THE INVERSION: WHEN THE INVISIBLE WOMAN BECOMES THE PREDATOR

This is where true crime meets fiction, and where the real-world horror of highway serial killings becomes something else entirely.

Jackie Mercer's Blacktop Widow series takes the fundamental dynamic of highway serial killing—a predator exploiting the invisibility of marginalized women along America's trucking corridors—and inverts it. In the Blacktop Widow, the invisible woman is the killer. She uses the same qualities that make highway victims vulnerable—transience, anonymity, social invisibility—as weapons. She is the lot lizard who no one watches. She is the woman in the truck stop parking lot who no trucker questions. She is the figure on the margins of every frame of every security camera, and she is always walking away.

The genius of the inversion is that it forces the reader to confront the same blindness that allowed real highway serial killers to operate for decades. If a woman at a truck stop is invisible enough that a predator can kill her without consequence, then she is also invisible enough to kill without consequence. The infrastructure of erasure works in both directions.

The first book in the series, Blood Alley, opens in a world that real-world investigators would recognize immediately: the late-night truck stop, the fluorescent-lit parking lot, the woman walking between the rigs.

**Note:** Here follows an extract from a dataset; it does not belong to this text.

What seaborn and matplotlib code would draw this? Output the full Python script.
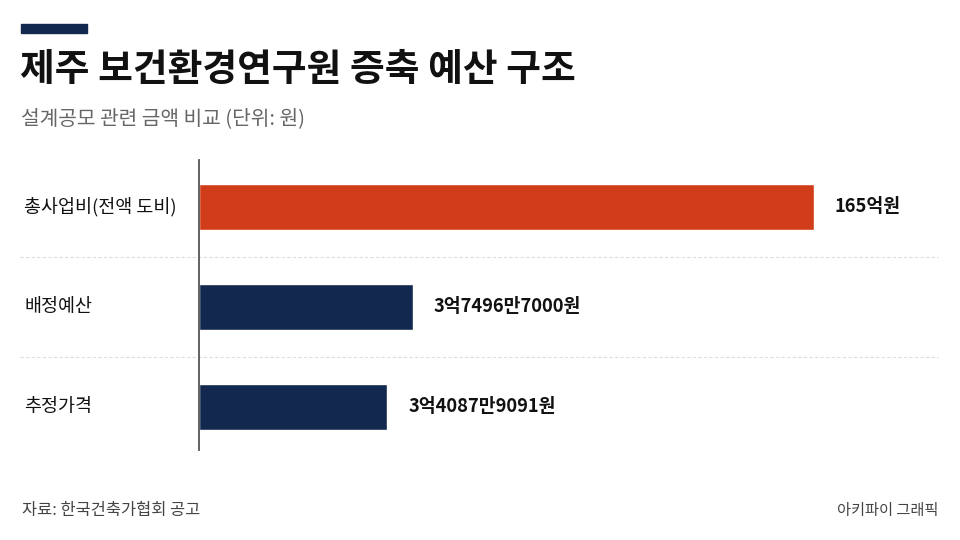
import matplotlib
matplotlib.use("Agg")
import matplotlib.pyplot as plt
import matplotlib.transforms as mtransforms
import seaborn as sns

# Data
categories = ["총사업비(전액 도비)", "배정예산", "추정가격"]
value_labels = ["165억원", "3억7496만7000원", "3억4087만9091원"]
# bar lengths as drawn in the graphic (not proportional to won amounts)
bar_len = [165, 57.4, 50.6]
bar_colors = ["#D13D1A", "#13284F", "#13284F"]

title = "제주 보건환경연구원 증축 예산 구조"
subtitle = "설계공모 관련 금액 비교 (단위: 원)"
source = "자료: 한국건축가협회 공고"
credit = "아키파이 그래픽"

sns.set_style("white")
plt.rcParams["font.family"] = ["Noto Sans CJK KR", "DejaVu Sans"]

fig = plt.figure(figsize=(9.6, 5.4), dpi=100)
fig.patch.set_facecolor("white")

W, H = 960, 540
# axes from x=199 to 938 px, y=160 to 450 px
ax = fig.add_axes([199 / W, 1 - 450 / H, (938 - 199) / W, (450 - 160) / H])

sns.barplot(x=bar_len, y=categories, hue=categories, palette=bar_colors,
            legend=False, width=0.46, orient="h", saturation=1, ax=ax)

px_per_unit = 614.5 / 165
ax.set_xlim(0, (938 - 199) / px_per_unit)
ax.set_ylim(2.43, -0.47)

ax.set_xticks([])
ax.set_yticks([])
ax.set_xlabel("")
ax.set_ylabel("")
for s in ["top", "right", "bottom"]:
    ax.spines[s].set_visible(False)
ax.spines["left"].set_color("#555555")
ax.spines["left"].set_linewidth(1.3)

# dashed separators
for y in [0.5, 1.5]:
    ax.axhline(y, xmin=(20 - 199) / (938 - 199), xmax=1, color="#dddddd",
               lw=0.8, ls=(0, (3, 2)), clip_on=False, zorder=0)

# category labels at left
trans = mtransforms.blended_transform_factory(fig.transFigure, ax.transData)
for i, cat in enumerate(categories):
    ax.text(24 / W, i, cat, transform=trans, ha="left", va="center",
            fontsize=13.3, fontweight="medium", color="#111111")

# value labels
for i, (v, lab) in enumerate(zip(bar_len, value_labels)):
    ax.annotate(lab, xy=(v, i), xytext=(15, 0), textcoords="offset points",
                ha="left", va="center", fontsize=13.2, fontweight="bold",
                color="#111111")

# header
fig.patches.append(plt.Rectangle((21 / W, 1 - 33 / H), 66 / W, 9 / H,
                                 transform=fig.transFigure, color="#13284F"))
fig.text(20 / W, 1 - 70 / H, title, fontsize=27.2, fontweight="black",
         color="#111111", ha="left", va="center")
fig.text(21 / W, 1 - 119 / H, subtitle, fontsize=14.6, color="#666666",
         ha="left", va="center")

# footer
fig.text(22 / W, 1 - 510 / H, source, fontsize=11.8, color="#444444",
         ha="left", va="center")
fig.text(938 / W, 1 - 510 / H, credit, fontsize=11, color="#444444",
         ha="right", va="center")

fig.savefig("out.png", dpi=100, facecolor="white")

But the power dynamics are reversed. Every element of the setting that, in reality, enables predation against women becomes, in the fiction, the mechanism of predation by a woman. The dark spaces are hers. The anonymity is hers. The system's indifference is her greatest weapon.

This is not revenge fantasy. Jackie Mercer does not romanticize the violence or present the Blacktop Widow as a hero. The series operates in the moral landscape of noir—a world where everyone is compromised, where survival corrupts, and where the line between victim and perpetrator is a function of opportunity rather than character. The Blacktop Widow is not avenging the less dead. She has simply learned the lesson that the highway teaches: invisibility is power, and the system does not protect its own.

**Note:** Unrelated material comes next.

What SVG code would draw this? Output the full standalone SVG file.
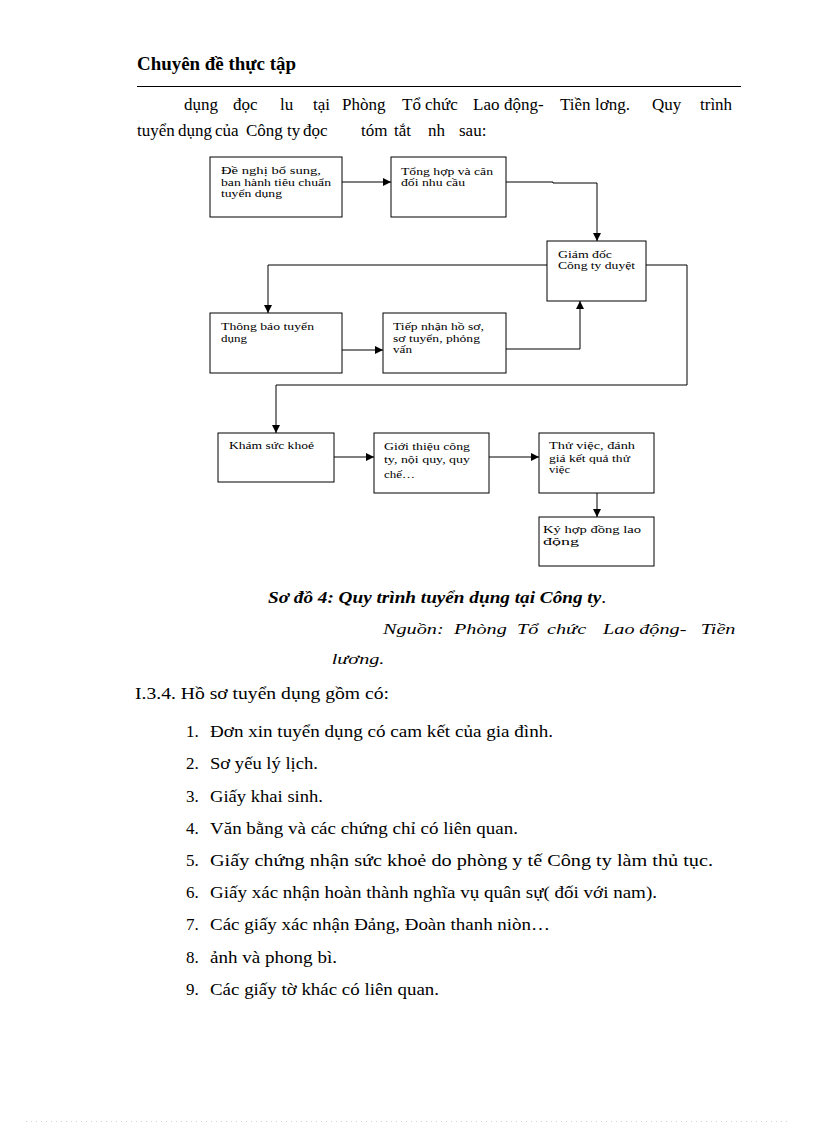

WHY THIS STORY WON'T GO AWAY

The FBI's Highway Serial Killings Initiative continues to operate. The database continues to grow. New cases are added. Old cases are occasionally solved through advances in forensic genealogy—the same technology that identified the Golden State Killer. But the fundamental conditions that enabled decades of highway serial killing have not changed.

Women still work the lots. Trucking corridors still cross jurisdictional boundaries that law enforcement agencies struggle to coordinate across. The victims are still marginalized, still transient, still invisible. The National Institute of Justice estimates that there are roughly 250,000 unsolved murders in the United States, and the HSKI database represents only a fraction of highway-related cases. The killing did not stop when the FBI started paying attention. It just became slightly more visible.

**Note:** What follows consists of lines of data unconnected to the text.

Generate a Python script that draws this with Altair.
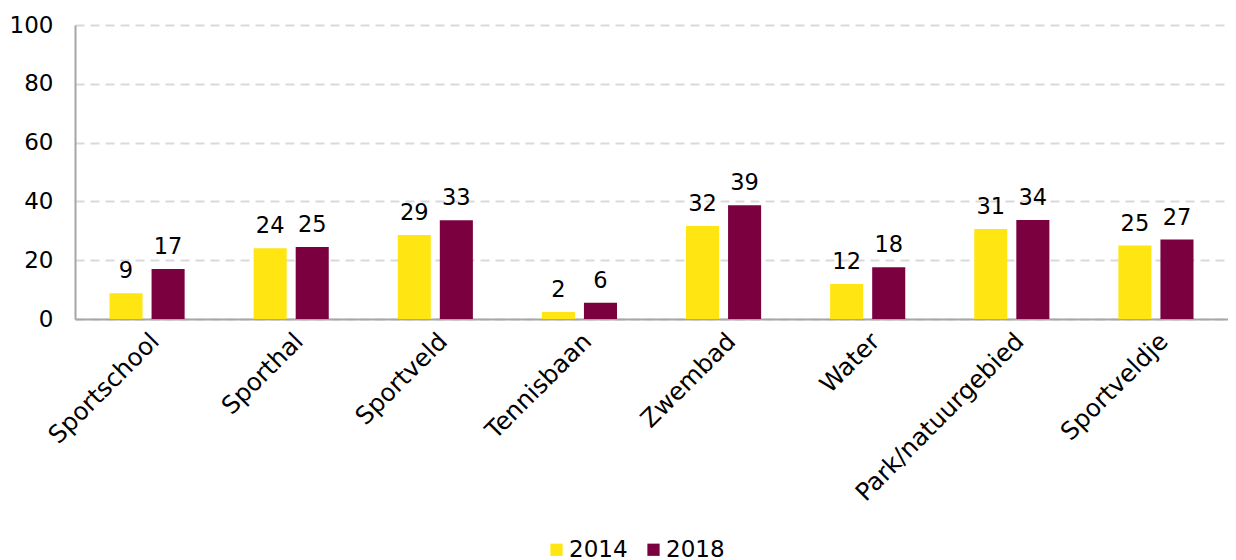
import altair as alt
import pandas as pd

categories = ["Sportschool", "Sporthal", "Sportveld", "Tennisbaan", "Zwembad",
              "Water", "Park/natuurgebied", "Sportveldje"]
years = ["2014", "2018"]
v2014 = [8.8, 24.1, 28.6, 2.4, 31.6, 11.9, 30.6, 25.0]
v2018 = [17.0, 24.5, 33.6, 5.5, 38.7, 17.6, 33.7, 27.0]
lab2014 = [9, 24, 29, 2, 32, 12, 31, 25]
lab2018 = [17, 25, 33, 6, 39, 18, 34, 27]
colors = ["#FFE512", "#7A003F"]

rows = []
for i, c in enumerate(categories):
    rows.append({"cat": c, "year": years[0], "value": v2014[i], "label": str(lab2014[i])})
    rows.append({"cat": c, "year": years[1], "value": v2018[i], "label": str(lab2018[i])})
df = pd.DataFrame(rows)

FONT = "DejaVu Sans"

x = alt.X("cat:N", sort=categories, title=None,
          scale=alt.Scale(paddingInner=0, paddingOuter=0),
          axis=alt.Axis(labelAngle=-45, labelFontSize=24.5, labelColor="#000000",
                        labelFont=FONT, ticks=False, labelPadding=10,
                        domainColor="#A6A6A6", domainWidth=2, labelLimit=400))
xo = alt.XOffset("year:N", sort=years,
                 scale=alt.Scale(paddingInner=0.214, paddingOuter=0.82))

bars = alt.Chart(df).mark_bar().encode(
    x=x,
    xOffset=xo,
    y=alt.Y("value:Q", title=None,
            scale=alt.Scale(domain=[0, 100]),
            axis=alt.Axis(values=[0, 20, 40, 60, 80, 100], labelFontSize=23,
                          labelFont=FONT, labelColor="#000000", ticks=False,
                          labelPadding=22, domainColor="#A6A6A6", domainWidth=2,
                          grid=True, gridDash=[9, 6], gridColor="#D9D9D9",
                          gridWidth=2)),
    color=alt.Color("year:N", sort=years, title=None,
                    scale=alt.Scale(domain=years, range=colors),
                    legend=alt.Legend(orient="none", legendX=470, legendY=513,
                                      direction="horizontal", symbolType="square",
                                      symbolSize=150, symbolStrokeWidth=0,
                                      labelFontSize=23, labelFont=FONT,
                                      labelColor="#000000", columnPadding=14,
                                      labelOffset=1)),
)

texts = alt.Chart(df).mark_text(baseline="alphabetic", dy=-15, fontSize=22.5,
                                font=FONT, color="#000000").encode(
    x=alt.X("cat:N", sort=categories),
    xOffset=alt.XOffset("year:N", sort=years),
    y=alt.Y("value:Q"),
    text="label:N",
)

chart = (bars + texts).properties(
    width=1153, height=294,
    autosize=alt.AutoSizeParams(type="none"),
    padding={"left": 67, "top": 17, "right": 0, "bottom": 247},
).configure_view(stroke=None)

chart.save("out.html", embed_options={"renderer": "svg", "actions": False})
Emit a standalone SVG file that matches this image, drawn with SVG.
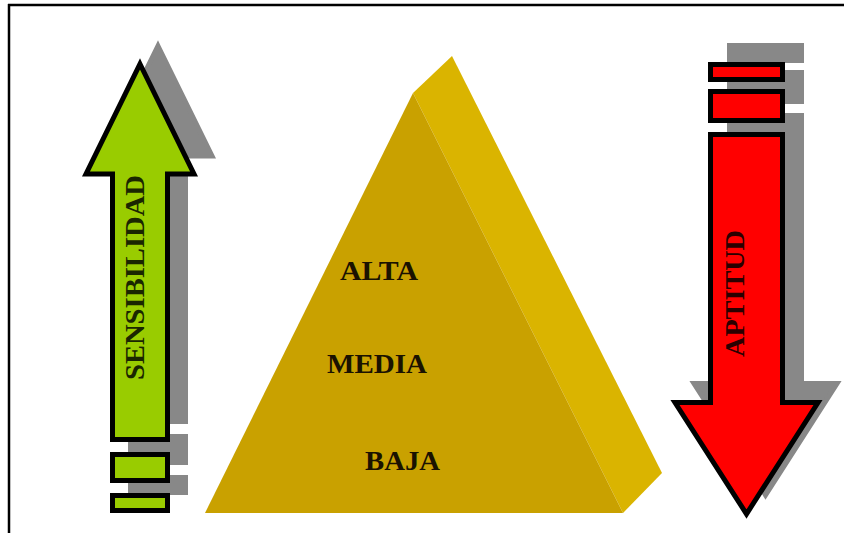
<svg xmlns="http://www.w3.org/2000/svg" width="844" height="533" viewBox="0 0 844 533">
  <style>
    .shadow { fill: #888888; stroke: #888888; stroke-width: 5; stroke-linejoin: miter; }
    .green { fill: #99CC00; stroke: #000000; stroke-width: 5; stroke-linejoin: miter; }
    .red { fill: #FF0000; stroke: #000000; stroke-width: 5; stroke-linejoin: miter; }
    .lbl { font-family: "Liberation Serif", "Times New Roman", serif; font-weight: bold; font-size: 28px; }
  </style>
  <rect x="0" y="0" width="844" height="533" fill="#ffffff"/>
  <g id="frame">
    <line x1="8" y1="5" x2="844" y2="5" stroke="#000" stroke-width="2.5"/>
    <line x1="9" y1="4" x2="9" y2="533" stroke="#000" stroke-width="2.5"/>
  </g>

  <g id="sensibilidad-arrow">
    <g transform="translate(18,-18)">
      <path class="shadow" d="M140,64 L194,174 L167.5,174 L167.5,439.5 L112.5,439.5 L112.5,174 L86,174 Z"/>
      <rect class="shadow" x="112.5" y="454.5" width="55" height="26"/>
      <rect class="shadow" x="112.5" y="495.5" width="55" height="15"/>
    </g>
    <path class="green" d="M140,64 L194,174 L167.5,174 L167.5,439.5 L112.5,439.5 L112.5,174 L86,174 Z"/>
    <rect class="green" x="112.5" y="454.5" width="55" height="26"/>
    <rect class="green" x="112.5" y="495.5" width="55" height="15"/>
    <text class="lbl" fill="#1a2600" transform="translate(144,380) rotate(-90)" textLength="205" lengthAdjust="spacingAndGlyphs">SENSIBILIDAD</text>
  </g>

  <g id="piramide">
    <polygon points="413,93 452,56 662,473 623,513" fill="#DAB400"/>
    <polygon points="413,93 623,513 205,513" fill="#C9A100"/>
    <text id="alta" class="lbl" fill="#1a1200" x="340" y="280" textLength="78" lengthAdjust="spacingAndGlyphs">ALTA</text>
    <text id="media" class="lbl" fill="#1a1200" x="327" y="373" textLength="100" lengthAdjust="spacingAndGlyphs">MEDIA</text>
    <text id="baja" class="lbl" fill="#1a1200" x="365" y="470" textLength="75" lengthAdjust="spacingAndGlyphs">BAJA</text>
  </g>

  <g id="aptitud-arrow">
    <g transform="translate(19,-19)">
      <rect class="shadow" x="710.5" y="64.5" width="72" height="15"/>
      <rect class="shadow" x="710.5" y="91.5" width="72" height="29"/>
      <path class="shadow" d="M710.5,134.5 L782.5,134.5 L782.5,402.5 L818,402.5 L746.5,514 L675,402.5 L710.5,402.5 Z"/>
    </g>
    <rect class="red" x="710.5" y="64.5" width="72" height="15"/>
    <rect class="red" x="710.5" y="91.5" width="72" height="29"/>
    <path class="red" d="M710.5,134.5 L782.5,134.5 L782.5,402.5 L818,402.5 L746.5,514 L675,402.5 L710.5,402.5 Z"/>
    <text class="lbl" fill="#2a0000" transform="translate(744,357) rotate(-90)" textLength="127" lengthAdjust="spacingAndGlyphs">APTITUD</text>
  </g>
</svg>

True crime has experienced a massive cultural boom over the past decade—podcasts, documentaries, streaming series. But the highway serial killing phenomenon remains underrepresented in that landscape, partly because the victims are not the kind of victims that true crime audiences find relatable. There is no missing white woman syndrome here. There are no tearful parents on the evening news. There are bodies in ditches, unidentified for years, buried in potter's fields with numbered markers.

Fiction can go where true crime reporting struggles to follow. It can inhabit the perspective of the invisible. It can make the reader feel what it means to be the person nobody is looking for. And when it's done honestly—without exploitation, without romanticization, with the weight of the real horror intact—it can make the invisible visible in a way that a database entry never will.

The women on the FBI's map deserved better than what the system gave them. They deserved investigation. They deserved justice. At the very least, they deserved to be remembered as people rather than dots on a wall in Quantico. Fiction cannot give them any of those things. But it can refuse to look away.